Les prochaines élections auront lieu en novembre prochain. Et depuis maintenant quelques jours, ses principaux opposants sont arrêtés sous couvert de vouloir déstabiliser le pays en réalisant des « actes qui mettraient en danger l’indépendance, la souveraineté et l’autodétermination du Nicaragua et inciteraient l’ingérence étrangère dans les affaires internes du pays ». Ces accusations découlent d’une loi de décembre 2020, la « Loi de défense des droits du peuple a l’indépendance, la souveraineté et l’autodétermination », qui condamne à l’emprisonnement les personnes faisant l’apologie de l’intervention étrangère.

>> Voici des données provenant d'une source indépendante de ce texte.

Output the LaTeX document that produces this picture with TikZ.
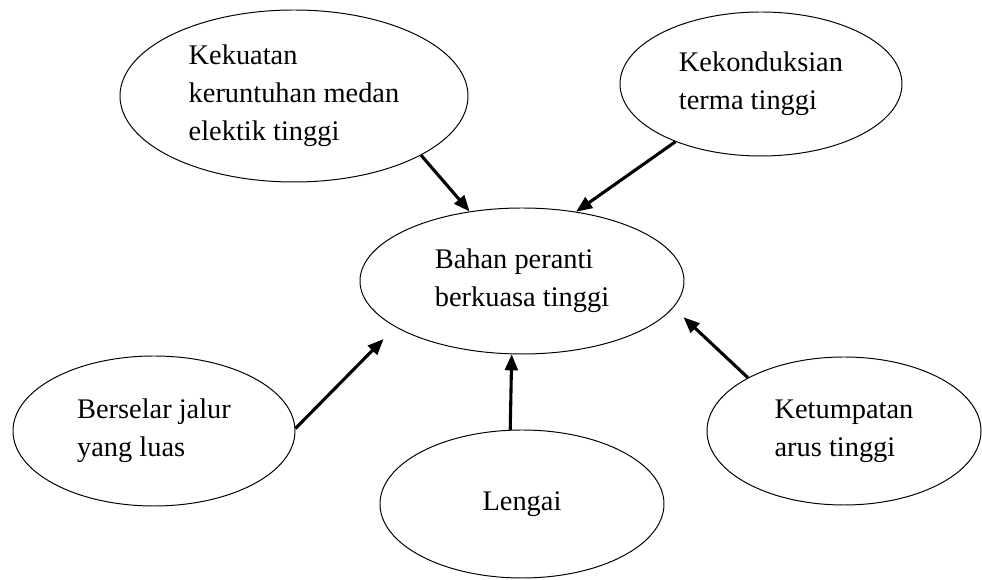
\documentclass[tikz,border=0pt]{standalone}
\usepackage{fontspec}
\setmainfont{Liberation Serif}
\usetikzlibrary{positioning,arrows.meta,shapes.geometric}

\begin{document}
\begin{tikzpicture}[
  node distance=0cm, on grid,
  ideanode/.style={ellipse, draw=black, line width=0.7pt, align=left, inner sep=0pt, font=\fontsize{20.2}{27}\selectfont},
  arrow/.style = {line width=2.2pt,-{Triangle[length=0.4cm,width=0.32cm]}}
]
\useasboundingbox (-13.05,-7.475) rectangle (11.5,7.025);

%Nodes
\node[ideanode, minimum width=8.1cm, minimum height=3.65cm] (bahan) {Bahan peranti \\ berkuasa tinggi};
\node[ideanode, minimum width=8.7cm, minimum height=4.3cm, above left=4.625cm and 5.7cm of bahan] (kekuatan) {Kekuatan \\ keruntuhan medan \\ elektik tinggi};
\node[ideanode, minimum width=7.05cm, minimum height=3.6cm, above right=4.925cm and 5.975cm of bahan] (konduksi) {Kekonduksian \\ terma tinggi};
\node[ideanode, minimum width=7.05cm, minimum height=3.75cm, below left=3.75cm and 9.2cm of bahan] (jalur) {Berselar jalur \\ yang luas};
\node[ideanode, minimum width=7.1cm, minimum height=3.7cm, below=5.575cm of bahan] (lengai) {Lengai};
\node[ideanode, minimum width=6.85cm, minimum height=3.7cm, below right=3.75cm and 8.05cm of bahan] (arus) {Ketumpatan \\ arus tinggi};

%Arrows
\draw[arrow] (kekuatan.-25) -- (bahan.127);
\draw[arrow] (konduksi.-146) -- (bahan.52);
\draw[arrow, shorten >=0.42cm] (jalur.1) -- (bahan.200);
\draw[arrow] (lengai.99) -- (bahan.262);
\draw[arrow, shorten >=0.35cm] (arus.151) -- (bahan.-10);

\end{tikzpicture}
\end{document}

Cette peur de l’intervention étrangère prend en grande partie racine des relations historiques tendues avec les États-Unis. Membre de l’Alliance bolivarienne, ALBA, grâce à laquelle le pays entretient des liens d’amitié forts avec le Venezuela, et traditionnellement pays non-aligné, le Nicaragua est depuis des décennies dans le viseur des États-Unis. Le porte-parole du département d’État Ned Price a aussitôt condamné ces arrestations multiples qualifiant Ortega de « paria international ». Après la tournée de la vice-présidente étasunienne Kamala Harris au Guatemala et au Mexique, la reprise des flots migratoires en provenance des pays d’Amérique centrale vers la frontière sud des États-Unis, et les différentes joutes verbales avec d’autres dirigeants de la région, tels que Nayib Bukele au Salvador et Juan Orlando Hernández au Honduras, on peut constater que le positionnement américain en Amérique centrale est de plus en plus délicat.

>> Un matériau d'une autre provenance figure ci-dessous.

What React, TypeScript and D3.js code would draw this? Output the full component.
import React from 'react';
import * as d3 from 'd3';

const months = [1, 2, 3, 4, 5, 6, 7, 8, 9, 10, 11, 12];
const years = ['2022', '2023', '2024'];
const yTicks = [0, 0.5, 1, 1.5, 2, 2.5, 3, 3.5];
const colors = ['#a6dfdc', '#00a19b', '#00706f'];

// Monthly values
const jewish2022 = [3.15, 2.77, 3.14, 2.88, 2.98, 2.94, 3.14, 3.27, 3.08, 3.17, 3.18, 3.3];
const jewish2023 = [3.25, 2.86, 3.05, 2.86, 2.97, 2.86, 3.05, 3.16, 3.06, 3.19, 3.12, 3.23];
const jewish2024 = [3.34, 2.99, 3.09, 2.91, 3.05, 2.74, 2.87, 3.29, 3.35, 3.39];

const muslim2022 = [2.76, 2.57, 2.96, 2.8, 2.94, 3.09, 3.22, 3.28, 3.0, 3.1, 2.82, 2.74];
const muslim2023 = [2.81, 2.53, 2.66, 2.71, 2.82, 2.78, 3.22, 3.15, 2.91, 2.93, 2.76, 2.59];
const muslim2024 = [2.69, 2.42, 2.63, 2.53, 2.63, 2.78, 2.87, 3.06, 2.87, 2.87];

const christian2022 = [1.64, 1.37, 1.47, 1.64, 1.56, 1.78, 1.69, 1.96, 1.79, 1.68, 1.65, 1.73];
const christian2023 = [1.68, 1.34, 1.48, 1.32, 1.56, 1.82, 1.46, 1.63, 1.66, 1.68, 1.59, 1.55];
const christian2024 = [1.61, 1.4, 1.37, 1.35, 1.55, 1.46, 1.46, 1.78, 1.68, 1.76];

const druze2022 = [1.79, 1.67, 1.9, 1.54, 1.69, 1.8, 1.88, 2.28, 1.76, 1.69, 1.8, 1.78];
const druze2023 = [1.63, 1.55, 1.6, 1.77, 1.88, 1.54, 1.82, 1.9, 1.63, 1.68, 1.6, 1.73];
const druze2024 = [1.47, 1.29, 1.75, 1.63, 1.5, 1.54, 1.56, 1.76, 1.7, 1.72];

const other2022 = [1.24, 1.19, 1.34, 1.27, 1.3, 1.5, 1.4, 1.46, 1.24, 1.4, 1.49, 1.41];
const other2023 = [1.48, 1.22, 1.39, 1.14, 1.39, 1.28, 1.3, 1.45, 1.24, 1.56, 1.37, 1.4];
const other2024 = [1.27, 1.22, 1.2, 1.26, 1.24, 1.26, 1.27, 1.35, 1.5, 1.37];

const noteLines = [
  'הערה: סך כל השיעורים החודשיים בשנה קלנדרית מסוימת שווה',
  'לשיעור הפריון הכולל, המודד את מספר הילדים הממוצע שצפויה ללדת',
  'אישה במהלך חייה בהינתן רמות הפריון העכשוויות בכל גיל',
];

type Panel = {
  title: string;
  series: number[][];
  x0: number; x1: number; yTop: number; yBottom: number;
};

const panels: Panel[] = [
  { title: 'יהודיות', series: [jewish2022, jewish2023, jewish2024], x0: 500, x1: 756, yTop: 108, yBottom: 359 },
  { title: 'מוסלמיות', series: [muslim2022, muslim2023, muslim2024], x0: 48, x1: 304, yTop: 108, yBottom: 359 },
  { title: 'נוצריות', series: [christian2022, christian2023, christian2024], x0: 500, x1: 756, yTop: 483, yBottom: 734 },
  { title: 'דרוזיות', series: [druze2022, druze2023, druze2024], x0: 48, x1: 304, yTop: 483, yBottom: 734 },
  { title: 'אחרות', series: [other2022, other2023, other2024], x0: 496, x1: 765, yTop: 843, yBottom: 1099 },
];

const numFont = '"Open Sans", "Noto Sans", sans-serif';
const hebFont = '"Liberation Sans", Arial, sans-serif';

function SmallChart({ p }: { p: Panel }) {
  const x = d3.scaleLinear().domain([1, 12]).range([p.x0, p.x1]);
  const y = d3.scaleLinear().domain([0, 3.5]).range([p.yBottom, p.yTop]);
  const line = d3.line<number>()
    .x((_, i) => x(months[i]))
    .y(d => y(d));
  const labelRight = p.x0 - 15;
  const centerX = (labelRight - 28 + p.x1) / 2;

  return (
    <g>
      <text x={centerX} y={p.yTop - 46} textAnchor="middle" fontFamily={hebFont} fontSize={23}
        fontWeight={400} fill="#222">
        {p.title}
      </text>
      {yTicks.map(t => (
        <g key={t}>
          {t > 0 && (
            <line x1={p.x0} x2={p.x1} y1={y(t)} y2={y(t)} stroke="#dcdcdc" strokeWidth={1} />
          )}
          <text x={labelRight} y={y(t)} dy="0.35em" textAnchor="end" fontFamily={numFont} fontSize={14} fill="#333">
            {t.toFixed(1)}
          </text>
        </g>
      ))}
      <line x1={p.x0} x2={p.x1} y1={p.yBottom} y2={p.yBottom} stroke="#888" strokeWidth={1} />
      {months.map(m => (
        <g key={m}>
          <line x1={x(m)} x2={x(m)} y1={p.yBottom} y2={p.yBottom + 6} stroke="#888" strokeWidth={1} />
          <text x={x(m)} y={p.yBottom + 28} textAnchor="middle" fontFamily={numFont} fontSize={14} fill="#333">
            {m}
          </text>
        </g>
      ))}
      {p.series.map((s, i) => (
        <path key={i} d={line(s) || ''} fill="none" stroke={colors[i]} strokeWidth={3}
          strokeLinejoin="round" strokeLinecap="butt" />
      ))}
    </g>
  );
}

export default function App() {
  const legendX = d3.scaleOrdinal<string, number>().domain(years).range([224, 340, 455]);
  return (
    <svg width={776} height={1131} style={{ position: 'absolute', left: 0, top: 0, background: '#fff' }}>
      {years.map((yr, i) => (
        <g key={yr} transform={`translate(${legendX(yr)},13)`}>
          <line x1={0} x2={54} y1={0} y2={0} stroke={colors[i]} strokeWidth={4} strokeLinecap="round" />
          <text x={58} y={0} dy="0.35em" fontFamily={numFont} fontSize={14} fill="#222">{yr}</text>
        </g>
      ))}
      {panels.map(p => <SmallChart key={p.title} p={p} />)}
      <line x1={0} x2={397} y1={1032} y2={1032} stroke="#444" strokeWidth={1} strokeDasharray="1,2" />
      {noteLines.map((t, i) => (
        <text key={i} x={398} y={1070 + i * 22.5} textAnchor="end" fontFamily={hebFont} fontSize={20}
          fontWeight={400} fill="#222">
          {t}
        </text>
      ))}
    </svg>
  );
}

Des arrestations aux profils variés
Pour l’instant, deux partis politiques ont déjà été écartés des prochaines élections (le parti évangélique PRD et le Parti conservateur) et quatre potentiels candidats à l’élection présidentielle ont été arrêtés : Cristiana Chamorro (journaliste et candidate autoproclamée), Arturo Cruz (ex-diplomate du parti de droite CXL), Félix Maradiaga (de l’UNAB, plateforme citoyenne responsable des manifestations de 2018) et Juan Sebastián Chamorro (parti de Alianza Ciudadana). Ce dernier postera quelques minutes avant sa détention une vidéo au titre hallucinant « Si vous regardez ceci, c’est que j’ai été capturé ».
Mais l’arrestation la plus médiatique reste sûrement celle de l’ancienne révolutionnaire sandiniste Dora María Tellez, héroïne de la révolution nicaraguayenne. Alors qu’elle combat aux côtés d’Ortega à la fin des années 70 et est même devenue ministre de la Santé à la chute de la dictature de Somoza, elle est devenue l’une des principales voix critiques aux dérives autoritaires de l’actuel président. Tellez est toujours considérée comme l’une des intellectuelles les plus importantes de la région. Quelques heures après son arrestation, elle twitte depuis sa cellule : « Éliminer toute candidature, toute opposition, est l’objectif d’une dictature à l’agonie. C’est pourquoi elle a recours à la répression massive. Rien n’a fonctionné pour elle et rien ne fonctionnera ». Dora María Tellez obtiendra la réponse à son tweet le 7 novembre prochain, s’il reste à ce moment-là encore un opposant politique crédible en liberté pour contrer les ambitions présidentielles d’Ortega lors des élections. Mais rien n’est moins sûr.